Hace unos cuantos años, el por entonces presidente del Gobierno, José María Alfredo Aznar López, en mitad de uno de aquellos raptos contemplativos que le afectaban cada cierto tiempo -cuando sobre su cabeza descendía una mística lengua ardiente que lo empujaba a hablar catalán en la intimidad, o inglés con acento de Wisconsin-, se despertó una madrugada en el Palacio de la Moncloa junto a su esposa, Ana María Botella Serrano de Aznar López. Con un brillo apostólico en los ojos, que deslumbraba a su mujer somnolienta, el por entonces presidente gritó en su alcoba, preso de una súbita iluminación:

—Anitina, España no puede seguir ni un minuto más de su General e Grande Estoria sin tener un himno como Dios manda, con todas y cada una de sus letras. Si no hemos ganado más mundiales, es justamente por eso, por no poder enardecernos cantando el himno antes de jugar contra nuestros contrarios. El país que no recuerde la letra de su himno está condenado a repetir su historia, lo dijo George Harrison.

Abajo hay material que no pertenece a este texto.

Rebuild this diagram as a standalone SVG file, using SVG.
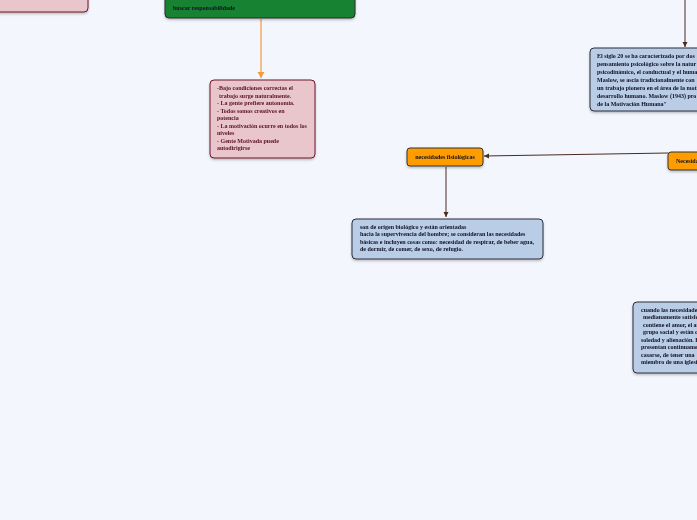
<svg xmlns="http://www.w3.org/2000/svg" width="697" height="520" viewBox="0 0 697 520">
<defs>
<filter id="sh" x="-10%" y="-10%" width="120%" height="130%"><feDropShadow dx="0" dy="1.5" stdDeviation="1" flood-color="#000" flood-opacity="0.25"/></filter>
<marker id="ad" markerWidth="6" markerHeight="6" refX="5" refY="3" orient="auto" markerUnits="userSpaceOnUse"><path d="M0,0.5 L5,3 L0,5.5 Z" fill="#4a2a22"/></marker>
<marker id="ao" markerWidth="8" markerHeight="8" refX="6" refY="4" orient="auto" markerUnits="userSpaceOnUse"><path d="M0,0.5 L6,4 L0,7.5 Z" fill="#f29a3c"/></marker>
<style>
.t{font-family:"Liberation Serif",serif;font-weight:bold;font-size:6px;fill:#111122}
.tp{font-family:"Liberation Serif",serif;font-weight:bold;font-size:6px;fill:#5a1222}
.blue{fill:#b9cde6;stroke:#2e2e3a;stroke-width:1}
.pink{fill:#e8c6cc;stroke:#6e1426;stroke-width:1}
.org{fill:#ff9c00;stroke:#333;stroke-width:1}
.grn{fill:#168232;stroke:#2a2a2a;stroke-width:1}
.c{fill:none;stroke:#4a2a22;stroke-width:1}
</style>
</defs>
<rect width="697" height="520" fill="#f3f6fd"/>
<g id="connectors">
<line x1="261" y1="19" x2="261" y2="78" stroke="#f29a3c" stroke-width="1.2" marker-end="url(#ao)"/>
<line class="c" x1="685" y1="0" x2="685" y2="47" marker-end="url(#ad)"/>
<line class="c" x1="668" y1="153" x2="484" y2="156" marker-end="url(#ad)"/>
<line class="c" x1="446" y1="167" x2="446" y2="217" marker-end="url(#ad)"/>
</g>
<g id="node-pink-top" filter="url(#sh)">
<rect class="pink" x="-10" y="-10" width="98" height="22" rx="4"/>
</g>
<g id="node-green" filter="url(#sh)">
<rect class="grn" x="165" y="-10" width="190" height="28" rx="4"/>
<text class="t" x="173" y="10">buscar responsabilidade</text>
</g>
<g id="node-pink" filter="url(#sh)">
<rect class="pink" x="210" y="80" width="105" height="78" rx="4"/>
<text class="tp" x="217" y="90">-Bajo condiciones correctas el</text>
<text class="tp" x="219" y="98">trabajo surge naturalmente.</text>
<text class="tp" x="217" y="105">- La gente prefiere autonomía.</text>
<text class="tp" x="217" y="113">- Todos somos creativos en</text>
<text class="tp" x="217" y="120">potencia</text>
<text class="tp" x="217" y="128">- La motivación ocurre en todos los</text>
<text class="tp" x="217" y="135">niveles</text>
<text class="tp" x="217" y="143">- Gente Motivada puede</text>
<text class="tp" x="217" y="150">autodirigirse</text>
</g>
<g id="node-siglo20" filter="url(#sh)">
<rect class="blue" x="590" y="48" width="130" height="63" rx="4"/>
<text class="t" x="597" y="58">El siglo 20 se ha caracterizado por dos</text>
<text class="t" x="597" y="66">pensamiento psicológico sobre la natur</text>
<text class="t" x="597" y="74">psicodinámico, el conductual y el huma</text>
<text class="t" x="597" y="82">Maslow, se ascia tradicionalmente con</text>
<text class="t" x="597" y="90">un trabajo pionero en el área de la moti</text>
<text class="t" x="597" y="98">desarrollo humano.  Maslow (1943) pro</text>
<text class="t" x="597" y="106">de la Motivación Humana"</text>
</g>
<g id="node-fisiologicas" filter="url(#sh)">
<rect class="org" x="407" y="148" width="76" height="18" rx="3"/>
<text class="t" x="445" y="159" text-anchor="middle">necesidades fisiológicas</text>
</g>
<g id="node-necesidades" filter="url(#sh)">
<rect class="org" x="668" y="152" width="60" height="18" rx="3"/>
<text class="t" x="676" y="163">Necesida</text>
</g>
<g id="node-origen" filter="url(#sh)">
<rect class="blue" x="352" y="219" width="191" height="40" rx="4"/>
<text class="t" x="360" y="229">son de origen biológico y están orientadas</text>
<text class="t" x="360" y="236">hacia la supervivencia del hombre; se consideran las necesidades</text>
<text class="t" x="360" y="244">básicas e incluyen cosas como: necesidad de respirar, de beber agua,</text>
<text class="t" x="360" y="251">de dormir, de comer, de sexo, de refugio.</text>
</g>
<g id="node-cuando" filter="url(#sh)">
<rect class="blue" x="633" y="302" width="90" height="71" rx="4"/>
<text class="t" x="641" y="312">cuando las necesidades</text>
<text class="t" x="643" y="319">medianamente satisfe</text>
<text class="t" x="643" y="327">contiene el amor, el af</text>
<text class="t" x="643" y="334">grupo social y están o</text>
<text class="t" x="641" y="342">soledad y alienación. E</text>
<text class="t" x="641" y="349">presentan continuamen</text>
<text class="t" x="641" y="357">casarse, de  tener una</text>
<text class="t" x="641" y="364">miembro de una iglesi</text>
</g>
</svg>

—¡Chemita mío, qué cosas tienes! ¡Sobre todo a las cinco de la mañana! ¿Tus revelaciones no podrían esperar hasta el Consejo de Ministros?

—Ni España ni la inspiración esperan, Anitina. Me levanto a cambiar el curso de la patria.

Y el por entonces presidente Aznar se levantó en calzoncillos de la cama, descolgó el teléfono lírico que lo ponía en contacto con el Ministro de Cultura, con el Secretario de lo mismo, con los Subsecretarios de lo idéntico y programó una reunión de escritores, en Palacio, para el día siguiente.

—En España nos sobran los buenos poetas, joder. Vamos a hacer una letra que será la envidia de las naciones.

Llamaron a capítulo a bastantes amigos míos. Si no recuerdo mal, formaron parte de la fuerza literaria de choque Joan Margarit, Ramiro Fonte, Luis Alberto de Cuenca, Julio Martínez Mesanza. Se quiso contar con Luis García Montero. A mí no me convocaron, para mi desgracia y envidia, porque hubiese acudido sin vacilar a la llamada apremiante de mi país: siempre he soñado con que me reclutasen los servicios de inteligencia, o algo parecido, para poner al servicio de España mis armas de versificación masiva.

Aquel cónclave secreto no terminó bien. El bienintencionado presidente por entonces nunca había trabajado con poetas en grupo. Después de la tercera botella de Macallan Fine Oak, un miembro del comando propuso que el himno empezara en catalán. A todos les pareció una gran sugerencia. Alguien afirmó que, si empezaba en catalán, debía seguir en euskera. A todos les resultó admirable. Una tercera voz autorizada apuntó que había que intercalar sonoros versos en gallego. Según parece, llegados a aquel instante de la reunión de trabajo, los asistentes estaban eufóricos. Y algo de latín, para que se sepa de dónde venimos. Y un poco de árabe, habibis. Y una pizca de fenicio. Y variantes integradoras de la emigración: mexicanismos, y bolivianismos y todos los ismos multiculturales de la Nación de Naciones.

Doce horas después de arrancar la tormenta de ideas poéticas, el por entonces se levantó de la mesa de reuniones y le dijo al Secretario de Cultura:

—No vuelvas a traerme inútiles a Moncloa, Rafaelín. Ahora probaremos con listas paritarias de cantantes. España urge.